§ Records for processing
────────
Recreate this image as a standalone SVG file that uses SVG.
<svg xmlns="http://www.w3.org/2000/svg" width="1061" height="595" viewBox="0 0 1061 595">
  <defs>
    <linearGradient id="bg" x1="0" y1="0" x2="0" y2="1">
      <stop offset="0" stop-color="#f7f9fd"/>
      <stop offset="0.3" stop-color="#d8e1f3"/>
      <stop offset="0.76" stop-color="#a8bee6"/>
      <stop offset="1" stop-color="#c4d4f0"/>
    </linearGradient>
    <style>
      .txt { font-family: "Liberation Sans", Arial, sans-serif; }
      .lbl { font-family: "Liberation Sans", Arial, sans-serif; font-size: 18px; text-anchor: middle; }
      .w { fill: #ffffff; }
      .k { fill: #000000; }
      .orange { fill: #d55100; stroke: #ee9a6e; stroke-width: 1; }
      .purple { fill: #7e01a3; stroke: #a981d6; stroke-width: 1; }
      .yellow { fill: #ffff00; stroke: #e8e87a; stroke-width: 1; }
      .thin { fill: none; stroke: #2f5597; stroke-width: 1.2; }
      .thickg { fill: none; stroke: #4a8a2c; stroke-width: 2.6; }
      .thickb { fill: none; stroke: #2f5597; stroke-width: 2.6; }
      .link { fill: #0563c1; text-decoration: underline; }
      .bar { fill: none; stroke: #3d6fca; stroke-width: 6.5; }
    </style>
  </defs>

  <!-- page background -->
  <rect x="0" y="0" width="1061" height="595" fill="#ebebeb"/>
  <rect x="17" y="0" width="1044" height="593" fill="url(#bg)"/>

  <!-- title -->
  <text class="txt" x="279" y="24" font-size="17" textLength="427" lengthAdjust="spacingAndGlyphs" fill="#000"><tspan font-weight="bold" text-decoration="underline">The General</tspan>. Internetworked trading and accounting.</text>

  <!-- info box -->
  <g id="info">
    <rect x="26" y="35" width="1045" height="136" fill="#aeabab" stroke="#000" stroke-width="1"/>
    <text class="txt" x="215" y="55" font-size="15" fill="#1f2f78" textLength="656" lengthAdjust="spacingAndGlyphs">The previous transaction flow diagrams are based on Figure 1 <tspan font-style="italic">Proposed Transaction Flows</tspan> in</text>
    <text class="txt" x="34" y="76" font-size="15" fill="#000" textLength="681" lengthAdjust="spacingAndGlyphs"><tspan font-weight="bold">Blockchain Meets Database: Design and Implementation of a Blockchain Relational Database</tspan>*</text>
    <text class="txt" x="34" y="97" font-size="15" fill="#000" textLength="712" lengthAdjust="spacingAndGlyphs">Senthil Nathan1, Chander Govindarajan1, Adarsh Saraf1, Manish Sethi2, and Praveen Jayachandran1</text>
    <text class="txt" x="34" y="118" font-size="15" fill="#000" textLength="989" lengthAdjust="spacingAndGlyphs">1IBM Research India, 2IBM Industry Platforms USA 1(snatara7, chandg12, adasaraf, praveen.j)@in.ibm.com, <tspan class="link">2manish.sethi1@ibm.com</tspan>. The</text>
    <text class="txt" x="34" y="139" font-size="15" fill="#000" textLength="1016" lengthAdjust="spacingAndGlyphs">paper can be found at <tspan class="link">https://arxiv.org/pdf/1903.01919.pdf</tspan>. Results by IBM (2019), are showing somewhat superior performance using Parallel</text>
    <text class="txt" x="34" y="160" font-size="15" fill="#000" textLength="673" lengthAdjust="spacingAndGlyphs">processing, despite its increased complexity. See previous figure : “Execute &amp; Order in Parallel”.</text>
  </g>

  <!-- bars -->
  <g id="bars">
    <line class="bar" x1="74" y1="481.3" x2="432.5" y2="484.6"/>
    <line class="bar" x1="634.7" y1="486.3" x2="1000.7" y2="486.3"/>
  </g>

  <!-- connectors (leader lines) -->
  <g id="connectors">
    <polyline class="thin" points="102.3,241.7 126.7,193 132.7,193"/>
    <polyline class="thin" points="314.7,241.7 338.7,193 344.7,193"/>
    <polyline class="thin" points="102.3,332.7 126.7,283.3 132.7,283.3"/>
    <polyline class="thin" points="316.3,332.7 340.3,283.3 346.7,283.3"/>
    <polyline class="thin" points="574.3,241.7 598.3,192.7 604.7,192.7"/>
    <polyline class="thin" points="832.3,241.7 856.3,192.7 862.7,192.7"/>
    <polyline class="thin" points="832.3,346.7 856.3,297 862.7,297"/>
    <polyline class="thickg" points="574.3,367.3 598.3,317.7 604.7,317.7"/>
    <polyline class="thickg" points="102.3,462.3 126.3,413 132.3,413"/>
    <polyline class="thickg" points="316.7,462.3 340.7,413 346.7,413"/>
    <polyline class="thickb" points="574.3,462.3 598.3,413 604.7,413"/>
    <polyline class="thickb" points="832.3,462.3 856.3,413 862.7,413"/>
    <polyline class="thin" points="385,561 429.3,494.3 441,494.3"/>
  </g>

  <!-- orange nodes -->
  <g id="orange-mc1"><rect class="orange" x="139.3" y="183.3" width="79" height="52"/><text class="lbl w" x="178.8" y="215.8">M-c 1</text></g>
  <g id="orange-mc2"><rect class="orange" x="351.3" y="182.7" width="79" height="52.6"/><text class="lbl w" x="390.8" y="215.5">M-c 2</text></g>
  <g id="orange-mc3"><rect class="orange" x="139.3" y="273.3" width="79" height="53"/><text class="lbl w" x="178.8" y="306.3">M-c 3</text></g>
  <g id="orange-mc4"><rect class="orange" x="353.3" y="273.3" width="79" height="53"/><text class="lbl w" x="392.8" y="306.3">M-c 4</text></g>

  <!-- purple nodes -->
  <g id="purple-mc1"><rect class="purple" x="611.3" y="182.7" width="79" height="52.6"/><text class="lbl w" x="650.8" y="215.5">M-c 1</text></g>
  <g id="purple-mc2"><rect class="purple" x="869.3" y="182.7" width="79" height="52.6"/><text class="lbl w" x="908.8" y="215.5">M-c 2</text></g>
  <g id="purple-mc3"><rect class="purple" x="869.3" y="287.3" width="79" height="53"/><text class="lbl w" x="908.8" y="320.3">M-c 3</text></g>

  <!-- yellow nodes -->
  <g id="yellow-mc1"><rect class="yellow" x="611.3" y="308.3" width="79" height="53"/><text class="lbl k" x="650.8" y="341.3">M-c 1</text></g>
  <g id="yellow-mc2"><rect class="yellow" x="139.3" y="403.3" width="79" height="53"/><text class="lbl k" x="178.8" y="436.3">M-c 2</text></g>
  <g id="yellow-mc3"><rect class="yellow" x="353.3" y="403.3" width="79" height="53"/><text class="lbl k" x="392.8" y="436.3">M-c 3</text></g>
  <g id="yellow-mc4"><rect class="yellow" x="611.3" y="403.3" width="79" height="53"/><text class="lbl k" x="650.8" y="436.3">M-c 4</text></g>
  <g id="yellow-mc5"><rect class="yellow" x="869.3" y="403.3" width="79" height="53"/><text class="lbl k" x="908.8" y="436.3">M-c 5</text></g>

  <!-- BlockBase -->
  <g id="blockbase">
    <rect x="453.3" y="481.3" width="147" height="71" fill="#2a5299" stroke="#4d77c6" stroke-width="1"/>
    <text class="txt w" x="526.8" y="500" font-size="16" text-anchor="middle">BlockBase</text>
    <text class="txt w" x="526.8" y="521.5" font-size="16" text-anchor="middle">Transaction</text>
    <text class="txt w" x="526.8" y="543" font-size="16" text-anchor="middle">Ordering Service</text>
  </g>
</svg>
────────
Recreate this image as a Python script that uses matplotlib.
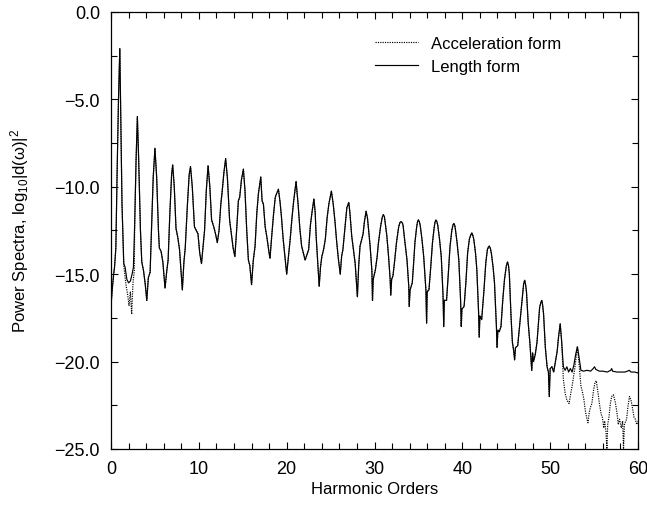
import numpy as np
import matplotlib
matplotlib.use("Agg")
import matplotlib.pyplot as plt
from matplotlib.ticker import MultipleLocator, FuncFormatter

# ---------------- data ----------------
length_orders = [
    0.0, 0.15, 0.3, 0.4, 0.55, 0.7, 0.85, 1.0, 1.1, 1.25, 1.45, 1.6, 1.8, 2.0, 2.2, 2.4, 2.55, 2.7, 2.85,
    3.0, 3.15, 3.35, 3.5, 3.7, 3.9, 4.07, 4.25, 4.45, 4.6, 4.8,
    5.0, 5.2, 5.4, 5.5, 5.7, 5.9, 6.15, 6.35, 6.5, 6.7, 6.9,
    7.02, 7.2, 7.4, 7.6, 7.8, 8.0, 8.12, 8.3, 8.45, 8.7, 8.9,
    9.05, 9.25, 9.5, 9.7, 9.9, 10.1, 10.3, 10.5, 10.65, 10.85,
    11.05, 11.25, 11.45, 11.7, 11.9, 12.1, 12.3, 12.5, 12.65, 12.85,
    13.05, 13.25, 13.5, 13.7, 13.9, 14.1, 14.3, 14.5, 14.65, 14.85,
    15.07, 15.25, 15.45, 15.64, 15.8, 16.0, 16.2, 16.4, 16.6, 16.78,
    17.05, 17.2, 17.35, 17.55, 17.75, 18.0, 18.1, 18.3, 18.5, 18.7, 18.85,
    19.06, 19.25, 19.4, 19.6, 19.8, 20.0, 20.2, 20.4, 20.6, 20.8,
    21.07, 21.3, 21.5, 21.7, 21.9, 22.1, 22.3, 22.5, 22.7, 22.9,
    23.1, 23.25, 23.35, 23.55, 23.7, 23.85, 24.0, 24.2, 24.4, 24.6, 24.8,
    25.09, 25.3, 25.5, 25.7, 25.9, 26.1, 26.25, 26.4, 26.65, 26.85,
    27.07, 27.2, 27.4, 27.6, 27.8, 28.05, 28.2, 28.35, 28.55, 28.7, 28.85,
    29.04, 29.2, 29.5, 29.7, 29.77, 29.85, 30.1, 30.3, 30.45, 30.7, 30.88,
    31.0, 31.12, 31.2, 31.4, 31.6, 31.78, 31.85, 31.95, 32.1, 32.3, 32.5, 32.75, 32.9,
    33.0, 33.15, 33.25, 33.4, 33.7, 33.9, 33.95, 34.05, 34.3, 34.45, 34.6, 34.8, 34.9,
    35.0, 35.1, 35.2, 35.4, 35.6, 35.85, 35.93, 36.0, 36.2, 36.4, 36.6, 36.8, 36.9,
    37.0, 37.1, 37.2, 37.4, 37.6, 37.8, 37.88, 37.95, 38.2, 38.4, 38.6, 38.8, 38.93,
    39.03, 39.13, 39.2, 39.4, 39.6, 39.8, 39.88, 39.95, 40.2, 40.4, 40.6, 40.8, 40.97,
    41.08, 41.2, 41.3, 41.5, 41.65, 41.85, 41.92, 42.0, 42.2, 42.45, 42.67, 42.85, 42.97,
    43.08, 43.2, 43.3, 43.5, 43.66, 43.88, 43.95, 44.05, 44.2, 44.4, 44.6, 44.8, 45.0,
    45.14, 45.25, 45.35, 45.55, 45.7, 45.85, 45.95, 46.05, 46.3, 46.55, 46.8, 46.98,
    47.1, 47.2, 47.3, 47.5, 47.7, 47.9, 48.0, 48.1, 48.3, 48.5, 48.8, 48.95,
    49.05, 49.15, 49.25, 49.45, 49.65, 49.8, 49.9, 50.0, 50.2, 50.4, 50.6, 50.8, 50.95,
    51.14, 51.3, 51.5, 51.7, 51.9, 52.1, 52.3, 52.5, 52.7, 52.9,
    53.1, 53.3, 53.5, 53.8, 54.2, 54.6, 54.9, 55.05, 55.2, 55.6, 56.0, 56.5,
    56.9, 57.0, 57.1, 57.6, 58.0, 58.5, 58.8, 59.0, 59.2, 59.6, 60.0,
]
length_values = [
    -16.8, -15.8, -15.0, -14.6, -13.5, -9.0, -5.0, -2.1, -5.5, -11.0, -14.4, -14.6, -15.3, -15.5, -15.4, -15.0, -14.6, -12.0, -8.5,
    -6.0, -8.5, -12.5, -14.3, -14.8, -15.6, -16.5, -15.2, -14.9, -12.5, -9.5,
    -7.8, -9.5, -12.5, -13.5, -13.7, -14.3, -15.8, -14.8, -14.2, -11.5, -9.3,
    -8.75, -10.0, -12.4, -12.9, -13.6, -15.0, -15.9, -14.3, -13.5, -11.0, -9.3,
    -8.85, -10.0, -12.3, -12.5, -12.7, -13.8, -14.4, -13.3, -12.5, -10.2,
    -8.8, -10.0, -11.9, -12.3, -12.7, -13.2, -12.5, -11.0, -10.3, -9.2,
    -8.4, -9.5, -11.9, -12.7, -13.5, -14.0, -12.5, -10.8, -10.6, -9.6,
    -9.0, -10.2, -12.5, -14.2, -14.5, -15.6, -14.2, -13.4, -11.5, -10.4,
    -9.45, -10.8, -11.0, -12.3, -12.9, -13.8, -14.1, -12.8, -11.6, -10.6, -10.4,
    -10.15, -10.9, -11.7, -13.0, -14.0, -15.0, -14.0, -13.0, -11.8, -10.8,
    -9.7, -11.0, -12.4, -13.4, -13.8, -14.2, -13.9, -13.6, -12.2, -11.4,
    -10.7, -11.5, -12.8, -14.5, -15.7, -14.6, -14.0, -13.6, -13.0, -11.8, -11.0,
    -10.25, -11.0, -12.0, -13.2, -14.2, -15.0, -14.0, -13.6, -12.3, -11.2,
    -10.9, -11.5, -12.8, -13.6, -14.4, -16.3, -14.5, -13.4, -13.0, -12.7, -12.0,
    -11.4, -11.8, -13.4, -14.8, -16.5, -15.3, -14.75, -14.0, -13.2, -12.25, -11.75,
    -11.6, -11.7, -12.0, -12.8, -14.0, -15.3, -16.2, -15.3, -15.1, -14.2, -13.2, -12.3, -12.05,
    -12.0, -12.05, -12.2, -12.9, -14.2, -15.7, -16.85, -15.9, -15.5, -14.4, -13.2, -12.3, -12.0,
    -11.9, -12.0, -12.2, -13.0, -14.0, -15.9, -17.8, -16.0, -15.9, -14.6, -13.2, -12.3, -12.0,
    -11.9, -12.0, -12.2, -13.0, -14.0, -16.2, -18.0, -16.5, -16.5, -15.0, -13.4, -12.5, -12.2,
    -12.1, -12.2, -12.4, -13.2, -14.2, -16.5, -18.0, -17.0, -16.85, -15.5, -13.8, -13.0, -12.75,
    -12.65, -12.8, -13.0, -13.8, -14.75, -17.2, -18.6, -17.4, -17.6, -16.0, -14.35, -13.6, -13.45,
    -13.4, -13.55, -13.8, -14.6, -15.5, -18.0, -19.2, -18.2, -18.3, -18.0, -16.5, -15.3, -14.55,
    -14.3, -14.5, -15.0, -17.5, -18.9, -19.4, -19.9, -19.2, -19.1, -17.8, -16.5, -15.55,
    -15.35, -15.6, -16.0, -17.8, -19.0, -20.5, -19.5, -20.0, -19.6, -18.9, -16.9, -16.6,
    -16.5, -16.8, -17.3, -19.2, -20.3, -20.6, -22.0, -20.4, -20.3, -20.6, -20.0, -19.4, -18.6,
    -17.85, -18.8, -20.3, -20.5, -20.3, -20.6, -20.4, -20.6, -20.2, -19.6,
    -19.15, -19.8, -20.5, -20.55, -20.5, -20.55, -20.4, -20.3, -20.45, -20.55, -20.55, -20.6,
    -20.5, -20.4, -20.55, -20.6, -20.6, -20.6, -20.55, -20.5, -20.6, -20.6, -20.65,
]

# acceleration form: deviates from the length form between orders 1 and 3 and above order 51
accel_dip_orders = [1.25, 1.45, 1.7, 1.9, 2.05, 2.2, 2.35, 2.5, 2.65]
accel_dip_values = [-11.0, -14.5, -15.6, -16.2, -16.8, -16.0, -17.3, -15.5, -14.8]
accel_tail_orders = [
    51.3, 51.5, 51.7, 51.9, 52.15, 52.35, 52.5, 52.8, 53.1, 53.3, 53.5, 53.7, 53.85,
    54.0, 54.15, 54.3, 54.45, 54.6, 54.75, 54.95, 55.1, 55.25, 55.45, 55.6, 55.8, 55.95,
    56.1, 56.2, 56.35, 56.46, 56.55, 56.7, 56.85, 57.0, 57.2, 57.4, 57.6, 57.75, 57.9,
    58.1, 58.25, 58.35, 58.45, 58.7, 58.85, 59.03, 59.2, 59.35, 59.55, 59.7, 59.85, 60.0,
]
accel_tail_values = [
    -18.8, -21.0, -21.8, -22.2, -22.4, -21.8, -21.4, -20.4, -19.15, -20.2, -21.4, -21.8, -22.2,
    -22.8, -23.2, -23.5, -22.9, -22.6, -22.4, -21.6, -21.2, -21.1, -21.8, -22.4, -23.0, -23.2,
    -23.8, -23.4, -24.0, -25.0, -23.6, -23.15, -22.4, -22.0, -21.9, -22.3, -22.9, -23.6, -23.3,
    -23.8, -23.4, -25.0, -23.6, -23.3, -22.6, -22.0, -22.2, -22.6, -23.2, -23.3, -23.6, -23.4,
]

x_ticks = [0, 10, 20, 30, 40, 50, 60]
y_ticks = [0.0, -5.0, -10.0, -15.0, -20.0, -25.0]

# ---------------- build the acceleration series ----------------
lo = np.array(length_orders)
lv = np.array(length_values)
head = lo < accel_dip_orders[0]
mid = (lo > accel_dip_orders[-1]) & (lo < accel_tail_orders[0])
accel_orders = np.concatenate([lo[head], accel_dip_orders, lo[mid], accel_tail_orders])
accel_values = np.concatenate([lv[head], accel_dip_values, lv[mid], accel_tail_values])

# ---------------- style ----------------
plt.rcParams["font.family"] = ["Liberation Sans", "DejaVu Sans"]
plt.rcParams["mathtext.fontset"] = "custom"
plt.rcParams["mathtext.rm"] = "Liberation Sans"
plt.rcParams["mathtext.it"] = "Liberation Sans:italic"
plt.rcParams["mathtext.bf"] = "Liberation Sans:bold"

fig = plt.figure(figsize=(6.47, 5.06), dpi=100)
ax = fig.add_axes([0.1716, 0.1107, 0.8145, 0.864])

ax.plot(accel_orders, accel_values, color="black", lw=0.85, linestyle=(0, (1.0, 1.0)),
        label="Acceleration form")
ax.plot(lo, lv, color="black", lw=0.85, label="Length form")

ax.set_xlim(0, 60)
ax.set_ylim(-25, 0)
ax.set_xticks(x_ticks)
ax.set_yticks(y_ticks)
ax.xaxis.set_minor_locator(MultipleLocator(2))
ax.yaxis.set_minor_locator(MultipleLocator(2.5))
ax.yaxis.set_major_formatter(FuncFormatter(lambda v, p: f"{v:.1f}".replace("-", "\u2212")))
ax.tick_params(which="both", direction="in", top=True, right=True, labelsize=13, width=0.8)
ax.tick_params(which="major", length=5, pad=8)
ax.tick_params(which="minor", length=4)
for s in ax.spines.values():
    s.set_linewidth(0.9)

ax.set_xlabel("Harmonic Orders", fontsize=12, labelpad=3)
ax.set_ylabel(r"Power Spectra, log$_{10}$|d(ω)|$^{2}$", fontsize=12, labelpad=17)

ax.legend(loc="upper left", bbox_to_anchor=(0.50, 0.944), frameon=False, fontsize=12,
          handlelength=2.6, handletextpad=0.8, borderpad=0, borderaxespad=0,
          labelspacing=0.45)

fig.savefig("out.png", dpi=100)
────────
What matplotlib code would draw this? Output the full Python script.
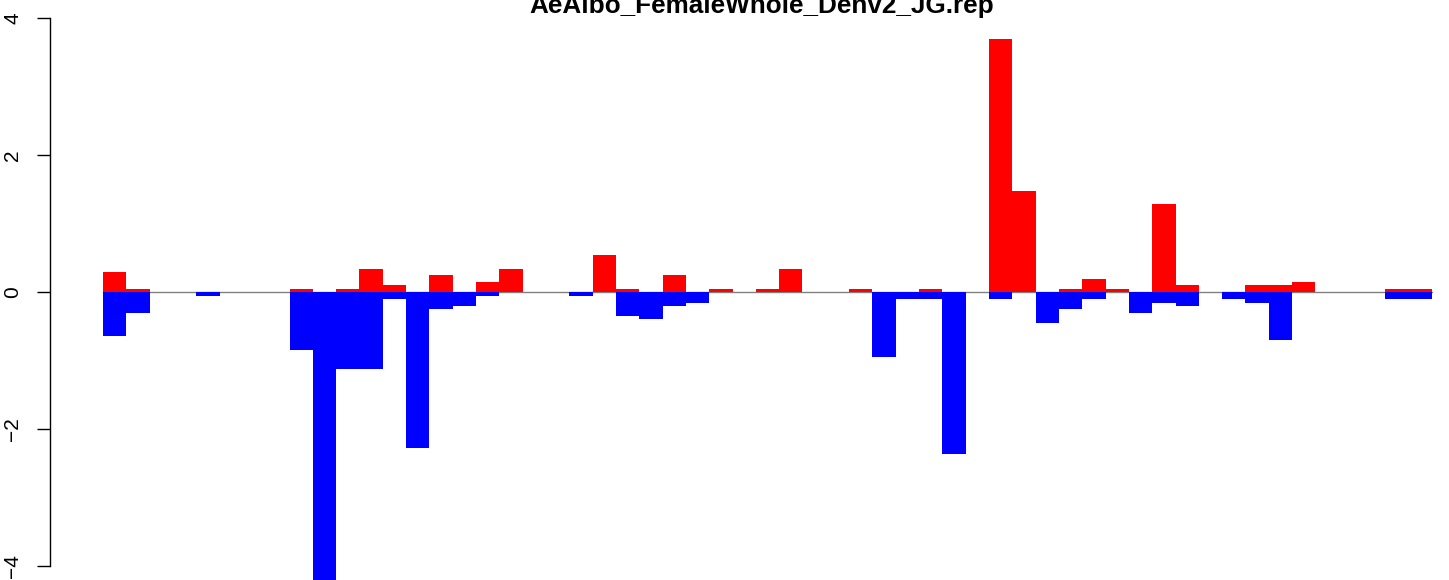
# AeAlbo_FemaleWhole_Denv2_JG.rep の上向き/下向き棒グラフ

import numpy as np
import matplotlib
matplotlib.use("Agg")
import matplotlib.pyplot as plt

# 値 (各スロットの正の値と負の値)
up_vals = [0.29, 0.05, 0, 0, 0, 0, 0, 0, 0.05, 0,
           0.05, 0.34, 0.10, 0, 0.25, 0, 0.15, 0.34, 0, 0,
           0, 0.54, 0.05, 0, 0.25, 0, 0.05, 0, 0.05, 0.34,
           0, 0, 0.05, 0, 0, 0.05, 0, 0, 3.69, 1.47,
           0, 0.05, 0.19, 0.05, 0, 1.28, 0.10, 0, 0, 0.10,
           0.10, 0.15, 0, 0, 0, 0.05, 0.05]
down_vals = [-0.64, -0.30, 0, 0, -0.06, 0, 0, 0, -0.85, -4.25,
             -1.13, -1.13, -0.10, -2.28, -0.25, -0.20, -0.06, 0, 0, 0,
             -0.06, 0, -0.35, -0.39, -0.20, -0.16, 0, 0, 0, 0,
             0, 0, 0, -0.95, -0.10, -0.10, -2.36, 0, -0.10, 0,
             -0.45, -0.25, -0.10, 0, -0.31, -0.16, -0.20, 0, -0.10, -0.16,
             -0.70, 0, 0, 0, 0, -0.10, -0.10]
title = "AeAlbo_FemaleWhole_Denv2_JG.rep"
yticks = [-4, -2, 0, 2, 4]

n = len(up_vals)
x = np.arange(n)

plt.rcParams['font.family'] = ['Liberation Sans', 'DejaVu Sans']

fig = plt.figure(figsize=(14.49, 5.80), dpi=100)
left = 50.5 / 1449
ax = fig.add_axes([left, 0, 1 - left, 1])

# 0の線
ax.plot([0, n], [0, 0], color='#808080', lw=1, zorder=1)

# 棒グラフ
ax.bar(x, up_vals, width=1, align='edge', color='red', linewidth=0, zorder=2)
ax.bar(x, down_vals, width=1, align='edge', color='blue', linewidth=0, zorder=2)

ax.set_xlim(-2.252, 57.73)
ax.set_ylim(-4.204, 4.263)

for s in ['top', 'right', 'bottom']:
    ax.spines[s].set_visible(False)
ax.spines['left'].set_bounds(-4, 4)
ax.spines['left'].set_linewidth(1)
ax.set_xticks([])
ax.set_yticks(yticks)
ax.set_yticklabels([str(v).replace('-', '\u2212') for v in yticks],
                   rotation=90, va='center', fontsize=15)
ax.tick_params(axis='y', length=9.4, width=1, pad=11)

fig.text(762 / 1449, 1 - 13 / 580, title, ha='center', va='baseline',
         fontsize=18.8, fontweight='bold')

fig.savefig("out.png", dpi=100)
────────
§ Task
Keep to the stretch from the line containing "Recreate this image as a Python" through the line containing "from matplotlib.ticker import", both ends included, and copy it exactly from the listing above, minus the pictures.

§ Written solution
Recreate this image as a Python script that uses matplotlib.
import numpy as np
import matplotlib
matplotlib.use("Agg")
import matplotlib.pyplot as plt
from matplotlib.ticker import MultipleLocator, FuncFormatter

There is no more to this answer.